If xy=1, what is the value of 2(x+y)^2/2(x-y)^2?

a. 2
b. 4
c. 8
d. 16 <---Correct
e. 32

Thanks for your help!

I think the equation you have is not correct. Can you recheck and confirm.

wait what?

something is seriously wrong here, as elementary number picking is quick to show.

first off, the 2's clearly cancel, so get rid of them.

if we let x = 2 and y = 1/2, then the expression is (5/2)^2 / (3/2)^2, which is 25/9 = 2.77777..., an answer that is clearly not listed. worse yet, plugging in other numbers leads to other answer choices.

incidentally, the only numbers that satisfy the initial constraint (xy = 1) and actually give the answer 16 are plus or minus (√15)/5 and (√15)/3 - two numbers that, i can confidently say, no one is going to pick anytime soon.

--

the worst is that this is not a typo, as proved by the screen shot posted on this other forum. this is the first i've seen of an official problem just being downright wrong.

in my opinion Qs is 2^(x+y)^2/2^(x-y)^2
then the ans would be 16.
so Q may be misprint otherwise by plug in we knew that Qs is misprint

you are correct; the problem is supposed to involve exponentials with 2 as the base.

the problem did, for a time, appear on gmatprep this way, though. someone apparently forgot to code for the exponentials.

So can someone please explain how to solve correctly? Thanks!

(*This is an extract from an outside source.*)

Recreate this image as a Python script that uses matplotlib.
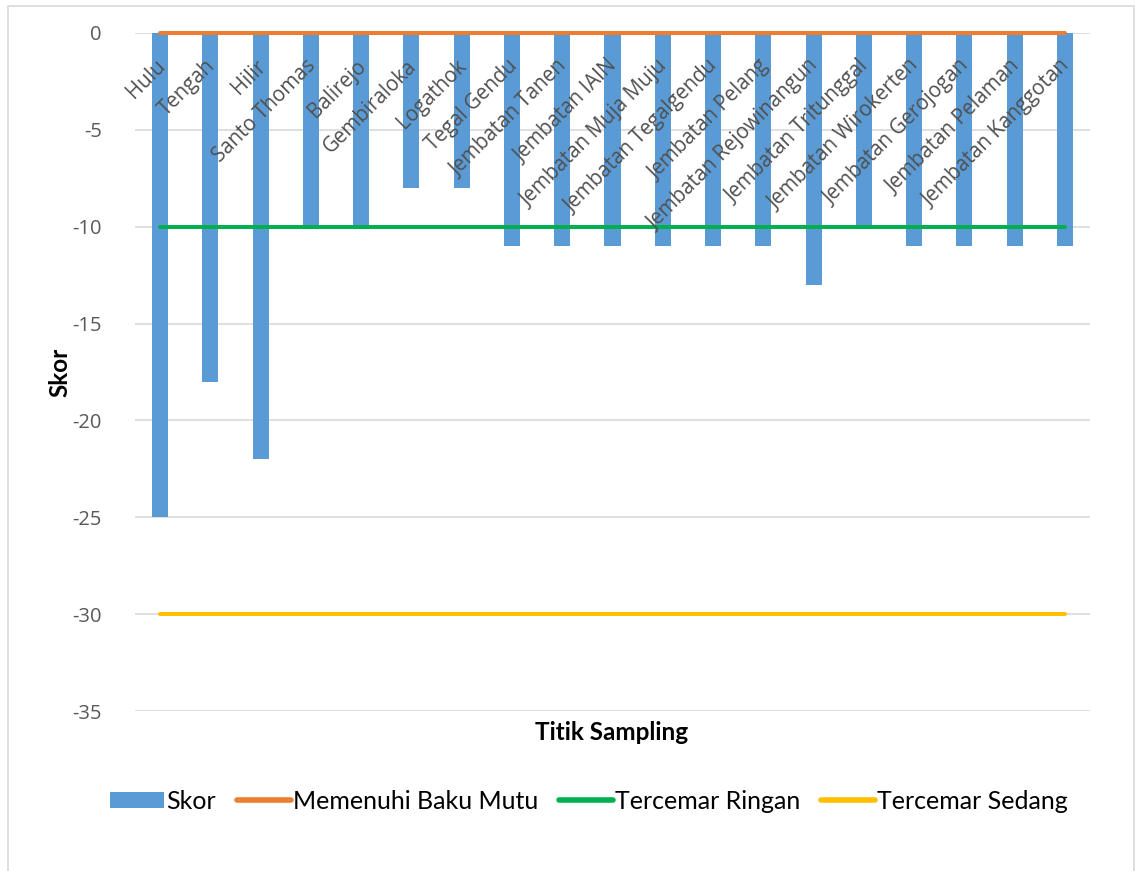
import matplotlib
matplotlib.use("Agg")
import matplotlib.pyplot as plt
from matplotlib.patches import Rectangle

plt.rcParams['font.family'] = ['Lato', 'DejaVu Sans']

categories = ["Hulu", "Tengah", "Hilir", "Santo Thomas", "Balirejo", "Gembiraloka",
              "Logathok", "Tegal Gendu", "Jembatan Tanen", "Jembatan IAIN",
              "Jembatan Muja Muju", "Jembatan Tegalgendu", "Jembatan Pelang",
              "Jembatan Rejowinangun", "Jembatan Tritunggal", "Jembatan Wirokerten",
              "Jembatan Gerojogan", "Jembatan Pelaman", "Jembatan Kanggotan"]
skor = [-25, -18, -22, -10, -10, -8, -8, -11, -11, -11, -11, -11, -11, -13, -10,
        -11, -11, -11, -11]
baku_mutu = 0
ringan = -10
sedang = -30
yticks = [0, -5, -10, -15, -20, -25, -30, -35]

W, H = 1135, 871
fig = plt.figure(figsize=(W / 100, H / 100), dpi=100)
ax = fig.add_axes([135 / W, 1 - 711 / H, (1090 - 135) / W, (711 - 33) / H])

x = list(range(len(categories)))
ax.bar(x, skor, width=0.32, color="#5B9BD5", zorder=2, label="Skor")
ax.plot([x[0], x[-1]], [baku_mutu] * 2, color="#ED7D31", lw=2.9, solid_capstyle="round",
        zorder=3, label="Memenuhi Baku Mutu", clip_on=False)
ax.plot([x[0], x[-1]], [ringan] * 2, color="#00B050", lw=2.9, solid_capstyle="round",
        zorder=3, label="Tercemar Ringan", clip_on=False)
ax.plot([x[0], x[-1]], [sedang] * 2, color="#FFC000", lw=2.9, solid_capstyle="round",
        zorder=3, label="Tercemar Sedang", clip_on=False)

ax.set_xlim(-0.5, len(categories) - 0.5)
ax.set_ylim(-35, 0)
ax.set_yticks(yticks)
ax.set_yticklabels([str(v) for v in yticks], fontsize=14.5, color="#595959",
                   family=['Open Sans', 'DejaVu Sans'])
ax.tick_params(axis="y", length=0, pad=24)
ax.set_xticks([])
ax.grid(axis="y", color="#D9D9D9", lw=1.2, zorder=0)
ax.set_axisbelow(True)
for s in ax.spines.values():
    s.set_visible(False)

# category names hang diagonally from the zero line
for xi, name in zip(x, categories):
    ax.annotate(name, xy=(xi, 0), xytext=(2, -30), textcoords="offset pixels",
                rotation=45, rotation_mode="anchor", ha="right", va="center",
                fontsize=14.8, color="#505050", zorder=4,
                family=['Open Sans', 'DejaVu Sans'])

fig.text(612 / W, 1 - 732 / H, "Titik Sampling", ha="center", va="center",
         fontsize=17.5, fontweight="bold", color="black")
fig.text(60 / W, 1 - 372 / H, "Skor", ha="center", va="center", rotation=90,
         fontsize=17.5, fontweight="bold", color="black")

handles, labels = ax.get_legend_handles_labels()
order = [labels.index(n) for n in ["Skor", "Memenuhi Baku Mutu", "Tercemar Ringan", "Tercemar Sedang"]]
leg = fig.legend([handles[i] for i in order], [labels[i] for i in order],
                 loc="center", bbox_to_anchor=(589 / W, 1 - 801 / H), ncol=4,
                 frameon=False, fontsize=18, handlelength=2.15, handleheight=0.6,
                 handletextpad=0.08, columnspacing=0.85, borderaxespad=0)
for line in leg.get_lines():
    line.set_linewidth(4)
    line.set_solid_capstyle("round")

fig.patches.append(Rectangle((8 / W, -0.01), (1134 - 8) / W, 1.01 - 5.5 / H,
                             transform=fig.transFigure, fill=False,
                             edgecolor="#D9D9D9", lw=1.2))

fig.savefig("out.png", dpi=100)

yeah. but first, a prelude.

-- PRELUDE: dance of the perfect square trinomials --

you must know the following expansions
(x + y)^2 = x^2 + 2xy + y^2
(x - y)^2 = x^2 - 2xy + y^2
.. but just as importantly, you should know how they combine and cancel when added or subtracted.
specifically:
if you ADD them, you get 2(x^2 + y^2), because the two 2xy terms cancel
if you SUBTRACT them, you get 4xy, because the squared terms cancel

this is important knowledge. not only can it shave lots of time off problems like this one, but it can allow you to see right through problems that would otherwise confound you.

-- WALTZ of the exponents --

ok, so when you have a fraction with two exponents (and the same base for both of those exponents), you have to subtract the exponents.
as established in the prelude above, when you subtract these two particular exponents, which are the perfect square trinomials, the difference is 4xy.
so this fraction becomes: 2^(4xy)

since the problem gives you that xy = 1 (note that this criterion still holds, although it hasn't been mentioned explicitly by either of the last 2 posters), this reduces to 2^4, or 16.

Ron,

I know how to solve the below problem but was interested in knowing how did you manage to get :


" incidentally, the only numbers that satisfy the initial constraint (xy = 1) and actually give the answer 16 are plus or minus (√15)/5 and (√15)/3 - two numbers that, i can confidently say, no one is going to pick anytime soon"

Did you actually substitute the values for xy=1 as x=1/y and solve it or there is some logical way to narrow down to these roots ? Thanks and you are the best !!!

Hey Ron,

Is the below question too dumb to be asked ? If yes then sorry, but I could not figure this out..

good old fashioned substitution, my friend.